Why Does The Linux Bridge Feel So Confusing (And What Is It Really Doing?)

If you’ve ever worked with Linux networking — especially on routers — you’ve probably encountered the Linux bridge. And if you’re honest, it probably felt more confusing than it should.

Is it a switch? Is it software? Is it just a hack to glue interfaces together?

The answer is uncomfortable:

It tries to be a switch — but it is not a switch.

And once you understand that, everything suddenly makes sense.

What The Linux Bridge Actually Is

The Linux bridge is a Layer 2 forwarding engine in software. It behaves similarly to a network switch:

• learns MAC addresses
• forwards frames between ports
• floods unknown traffic

In simple terms, it allows you to connect interfaces like:

• Ethernet ports
• Wi-Fi interfaces
• VLAN interfaces

into a single broadcast domain.

So yes — it acts like a switch.

But that does not mean it is one.

A Bridge Is Not A Switch

This is where most confusion starts.

A real hardware switch:

• forwards packets in silicon
• has dedicated forwarding tables
• operates at line rate with almost no CPU involvement

The Linux bridge:

• runs in the kernel
• uses CPU cycles for forwarding
• shares resources with everything else

So while the behavior looks similar, the performance characteristics are completely different.

This difference becomes critical on embedded routers.

Where DSA Changed Everything

Before DSA, Linux often treated switch ports as independent interfaces using older models like swconfig.

With DSA, the switch becomes part of the Linux networking model, and the bridge becomes the central abstraction.

Now you typically see:

br-lan
 ├── lan1
 ├── lan2
 └── wlan0

This looks like a software construct — but in reality, something smarter is happening.

The Hidden Trick: Hardware Offload

Modern Linux networking (with DSA) allows the bridge to offload forwarding into the switch hardware.

So even though you configure a bridge in software:

• MAC learning can happen in hardware
• forwarding can happen in hardware
• CPU is bypassed for most traffic

This is the key insight:

The Linux bridge is not the dataplane — it is the control plane.

When things are working correctly, the bridge describes how traffic should flow, and the switch executes it.

When Things Go Wrong

If something cannot be offloaded, traffic falls back to the CPU.

This happens when:

• complex firewall rules are applied
• unsupported VLAN setups are used
• features like packet inspection are enabled

On powerful systems this is fine.

On small routers, this is where performance collapses.

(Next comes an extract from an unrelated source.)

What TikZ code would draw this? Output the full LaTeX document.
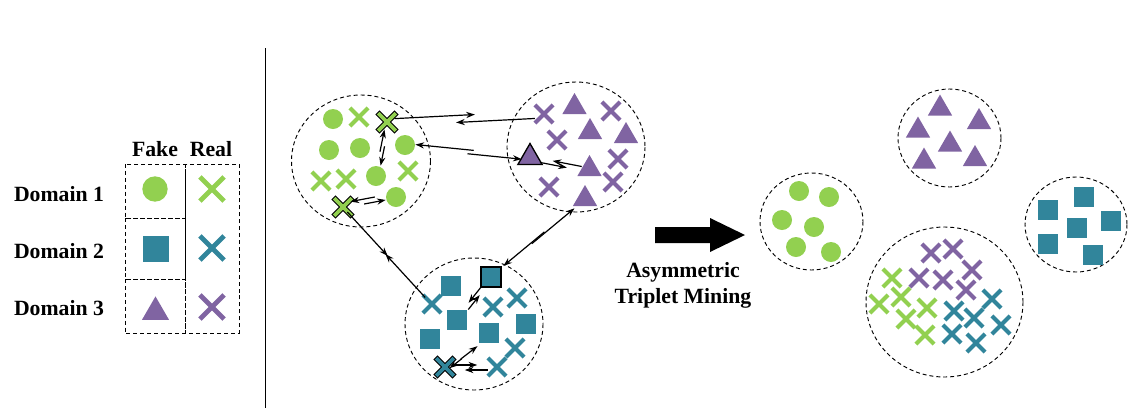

Bridging Wi-Fi And Ethernet

A common question is:

Is bridging Wi-Fi to Ethernet the same as switching?

Not exactly.

Wi-Fi is not Ethernet. It has:

• different frame formats
• different QoS systems (WMM)
• different timing behavior

The Linux bridge connects them at Layer 2, but this connection cannot be fully offloaded into a switch.

This means:

Wi-Fi traffic almost always touches the CPU.

And that is normal.

Why This Matters For Router Design

Many router systems treat the bridge as a simple tool.

But in reality, it is the center of the networking model.

If you misunderstand the bridge, you misunderstand:

• why performance drops
• why offloading breaks
• why certain configurations are fragile

Modern router operating systems like RouterWRT take a more opinionated approach:

• use the bridge as a clean abstraction
• avoid unnecessary complexity
• ensure configurations can be offloaded into hardware

This leads to better performance, lower CPU usage, and more predictable behavior.

Conclusion

The Linux bridge is not broken.

It is just misunderstood.

It is not a switch, and it was never meant to be one.

It is a control layer that describes how Layer 2 connectivity should work across different interfaces.

When paired with modern switch hardware through DSA, it becomes extremely powerful — because the actual packet forwarding can happen where it belongs:

in hardware.

Understanding this distinction is the difference between fighting your router — and making it work exactly as intended.